WHAT IS ASKED:
Exclude the pictures; give every entry again exactly as written.
────────
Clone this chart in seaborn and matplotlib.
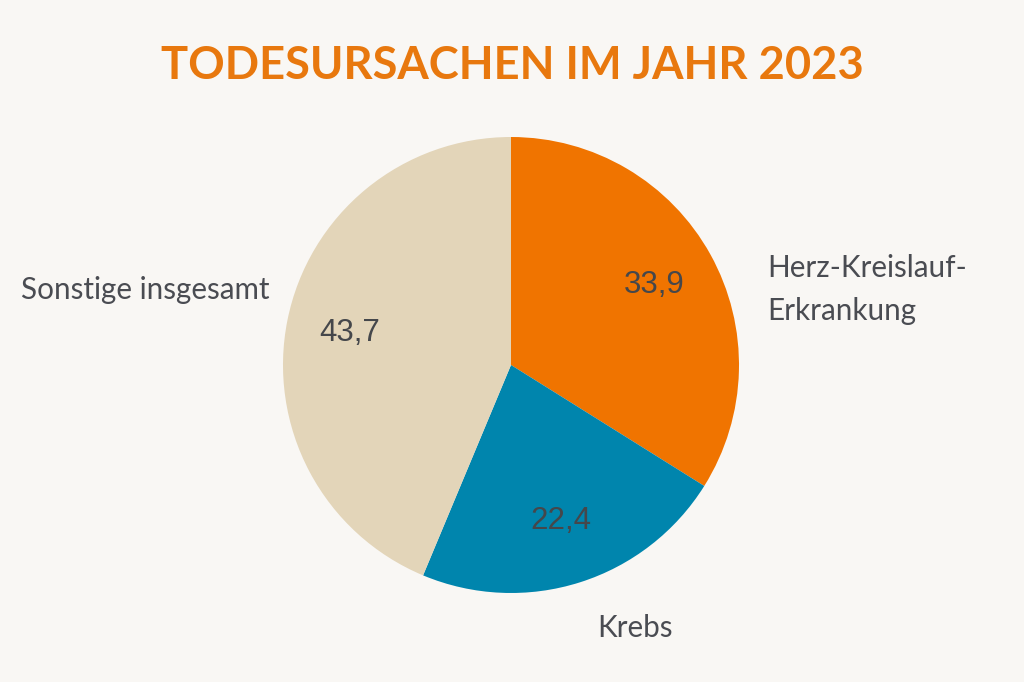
import matplotlib
matplotlib.use('Agg')
import matplotlib.pyplot as plt
import seaborn as sns

sns.set_style('white')
plt.rcParams['font.family'] = ['Lato', 'DejaVu Sans']

# Daten (Anteile in %)
kategorien = ['Herz-Kreislauf-\nErkrankung', 'Krebs', 'Sonstige insgesamt']
werte = [33.9, 22.4, 43.7]
farben = ['#F07400', '#0085AD', '#E3D5B9']

bg = '#F9F7F4'
textfarbe = '#4A4C52'

fig = plt.figure(figsize=(10.24, 6.82), dpi=100, facecolor=bg)
# Achse so legen, dass der Kreis bei (511, 365) mit Radius ~228 px liegt
r_px = 228
cx, cy = 511, 682 - 365
ax = fig.add_axes([(cx - r_px) / 1024, (cy - r_px) / 682, 2 * r_px / 1024, 2 * r_px / 682])
ax.set_facecolor(bg)

wedges, _, autotexts = ax.pie(
    werte, colors=farben, startangle=90, counterclock=False,
    autopct=lambda p: f'{p:.1f}'.replace('.', ','), pctdistance=0.72,
    wedgeprops=dict(linewidth=0),
    textprops=dict(color='#45474B', fontsize=22.5, family=['Liberation Sans', 'DejaVu Sans']))
ax.set_xlim(-1, 1)
ax.set_ylim(-1, 1)
ax.set_aspect('equal')
ax.axis('off')

# Beschriftungen neben dem Kreis
ax.text(1.125, 0.33, kategorien[0], ha='left', va='center', fontsize=21.3,
        color=textfarbe, linespacing=1.65, clip_on=False)
ax.text(0.545, -1.155, kategorien[1], ha='center', va='center', fontsize=21.3,
        color=textfarbe, clip_on=False)
ax.text(-1.06, 0.33, kategorien[2], ha='right', va='center', fontsize=21.3,
        color=textfarbe, clip_on=False)

fig.text(0.5, 1 - 66 / 682, 'TODESURSACHEN IM JAHR 2023', ha='center', va='center',
         fontsize=32.6, fontweight='bold', color='#E8780E')

plt.savefig('out.png', dpi=100, facecolor=bg)
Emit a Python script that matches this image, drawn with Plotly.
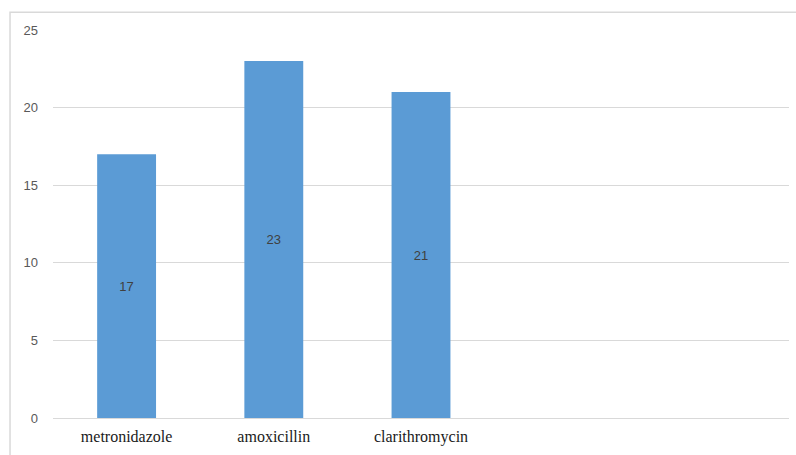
────────
EXPECTED OUTPUT:
Clone this chart in seaborn and matplotlib.
import matplotlib
matplotlib.use('Agg')
import matplotlib.pyplot as plt
import seaborn as sns

sns.set_style('white')
plt.rcParams['font.family'] = ['Lato', 'DejaVu Sans']

# Daten (Anteile in %)
kategorien = ['Herz-Kreislauf-\nErkrankung', 'Krebs', 'Sonstige insgesamt']
werte = [33.9, 22.4, 43.7]
farben = ['#F07400', '#0085AD', '#E3D5B9']

bg = '#F9F7F4'
textfarbe = '#4A4C52'

fig = plt.figure(figsize=(10.24, 6.82), dpi=100, facecolor=bg)
# Achse so legen, dass der Kreis bei (511, 365) mit Radius ~228 px liegt
r_px = 228
cx, cy = 511, 682 - 365
ax = fig.add_axes([(cx - r_px) / 1024, (cy - r_px) / 682, 2 * r_px / 1024, 2 * r_px / 682])
ax.set_facecolor(bg)

wedges, _, autotexts = ax.pie(
    werte, colors=farben, startangle=90, counterclock=False,
    autopct=lambda p: f'{p:.1f}'.replace('.', ','), pctdistance=0.72,
    wedgeprops=dict(linewidth=0),
    textprops=dict(color='#45474B', fontsize=22.5, family=['Liberation Sans', 'DejaVu Sans']))
ax.set_xlim(-1, 1)
ax.set_ylim(-1, 1)
ax.set_aspect('equal')
ax.axis('off')

# Beschriftungen neben dem Kreis
ax.text(1.125, 0.33, kategorien[0], ha='left', va='center', fontsize=21.3,
        color=textfarbe, linespacing=1.65, clip_on=False)
ax.text(0.545, -1.155, kategorien[1], ha='center', va='center', fontsize=21.3,
        color=textfarbe, clip_on=False)
ax.text(-1.06, 0.33, kategorien[2], ha='right', va='center', fontsize=21.3,
        color=textfarbe, clip_on=False)

fig.text(0.5, 1 - 66 / 682, 'TODESURSACHEN IM JAHR 2023', ha='center', va='center',
         fontsize=32.6, fontweight='bold', color='#E8780E')

plt.savefig('out.png', dpi=100, facecolor=bg)
Emit a Python script that matches this image, drawn with Plotly.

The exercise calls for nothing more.